= GIVEN PROBLEM =
List every line below containing "this".

= PROVIDED ENTRIES =
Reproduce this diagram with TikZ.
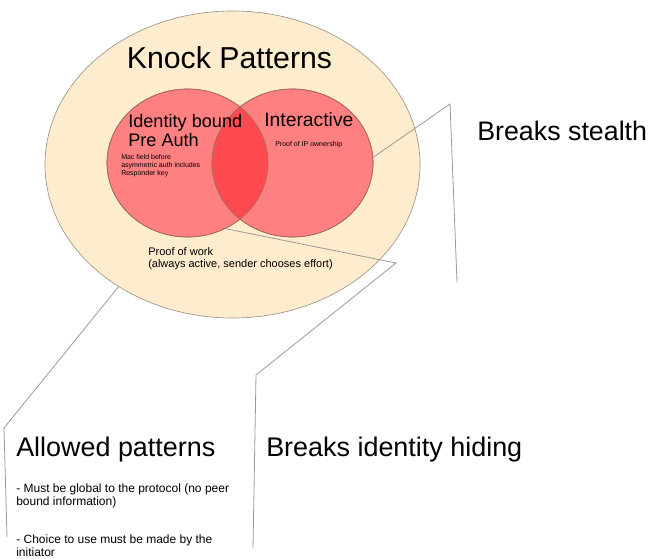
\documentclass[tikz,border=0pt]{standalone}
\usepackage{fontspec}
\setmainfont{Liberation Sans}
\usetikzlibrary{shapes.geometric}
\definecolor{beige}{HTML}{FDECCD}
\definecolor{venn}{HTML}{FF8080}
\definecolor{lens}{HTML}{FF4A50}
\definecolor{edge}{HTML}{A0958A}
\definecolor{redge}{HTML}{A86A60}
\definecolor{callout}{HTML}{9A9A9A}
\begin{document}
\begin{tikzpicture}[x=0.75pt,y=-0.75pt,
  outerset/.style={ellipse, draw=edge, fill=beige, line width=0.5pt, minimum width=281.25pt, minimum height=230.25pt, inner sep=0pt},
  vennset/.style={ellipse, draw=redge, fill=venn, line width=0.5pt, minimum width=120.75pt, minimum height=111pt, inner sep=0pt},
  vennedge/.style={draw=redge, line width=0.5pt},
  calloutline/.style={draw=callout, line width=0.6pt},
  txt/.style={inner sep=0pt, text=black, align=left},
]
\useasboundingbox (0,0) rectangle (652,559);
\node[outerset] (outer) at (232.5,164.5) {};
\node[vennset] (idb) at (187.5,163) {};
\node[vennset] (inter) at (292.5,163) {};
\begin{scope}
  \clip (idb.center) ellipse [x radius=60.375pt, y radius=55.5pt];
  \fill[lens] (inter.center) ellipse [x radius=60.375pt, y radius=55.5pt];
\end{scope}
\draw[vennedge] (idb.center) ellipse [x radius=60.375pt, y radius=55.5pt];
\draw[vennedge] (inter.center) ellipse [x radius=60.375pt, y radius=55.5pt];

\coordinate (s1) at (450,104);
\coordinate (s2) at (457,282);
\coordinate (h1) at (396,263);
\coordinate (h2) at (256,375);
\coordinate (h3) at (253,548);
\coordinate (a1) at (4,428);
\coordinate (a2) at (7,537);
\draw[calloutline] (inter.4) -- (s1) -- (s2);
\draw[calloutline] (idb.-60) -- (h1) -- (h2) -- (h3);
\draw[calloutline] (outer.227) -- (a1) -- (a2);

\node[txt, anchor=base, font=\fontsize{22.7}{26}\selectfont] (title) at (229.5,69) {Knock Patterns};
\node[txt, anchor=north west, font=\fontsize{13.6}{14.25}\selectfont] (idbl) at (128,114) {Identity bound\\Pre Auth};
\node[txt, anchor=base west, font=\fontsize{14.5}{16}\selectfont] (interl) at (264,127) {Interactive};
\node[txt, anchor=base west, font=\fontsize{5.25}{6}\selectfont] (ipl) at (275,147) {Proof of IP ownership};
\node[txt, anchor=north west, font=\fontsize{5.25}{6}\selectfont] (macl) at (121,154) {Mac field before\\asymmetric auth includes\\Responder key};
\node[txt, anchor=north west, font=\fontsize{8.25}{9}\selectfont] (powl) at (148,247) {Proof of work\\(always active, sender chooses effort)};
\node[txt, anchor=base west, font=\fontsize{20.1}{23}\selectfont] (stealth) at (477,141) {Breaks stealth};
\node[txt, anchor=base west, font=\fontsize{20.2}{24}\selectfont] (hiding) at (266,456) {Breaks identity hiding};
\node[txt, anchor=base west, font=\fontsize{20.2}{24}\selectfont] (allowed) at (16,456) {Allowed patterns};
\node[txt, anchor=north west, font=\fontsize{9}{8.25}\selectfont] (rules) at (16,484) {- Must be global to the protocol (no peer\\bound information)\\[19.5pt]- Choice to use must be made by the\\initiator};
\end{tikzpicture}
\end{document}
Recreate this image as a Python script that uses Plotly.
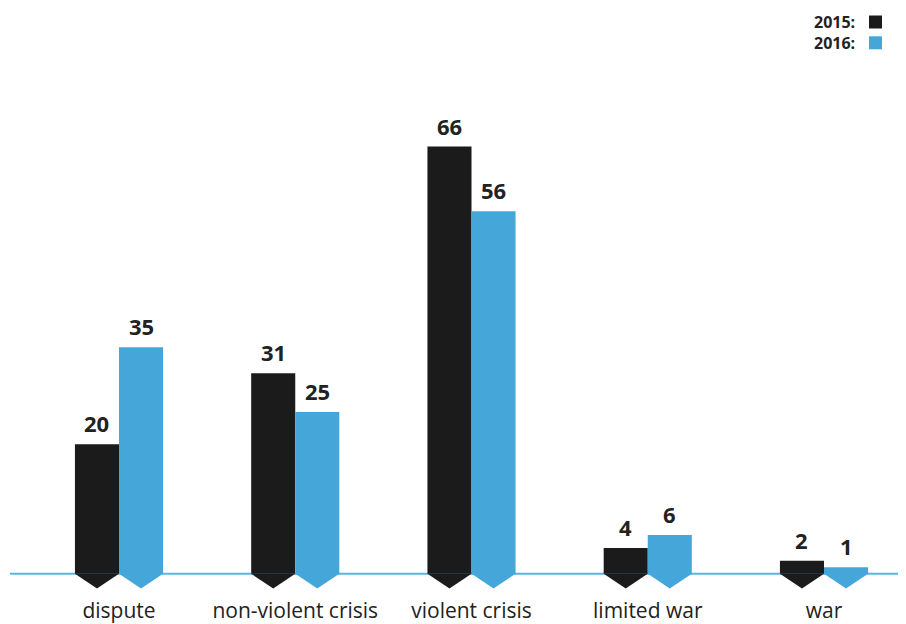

= FINISHED ANSWER =
Reproduce this diagram with TikZ.
Recreate this image as a Python script that uses Plotly.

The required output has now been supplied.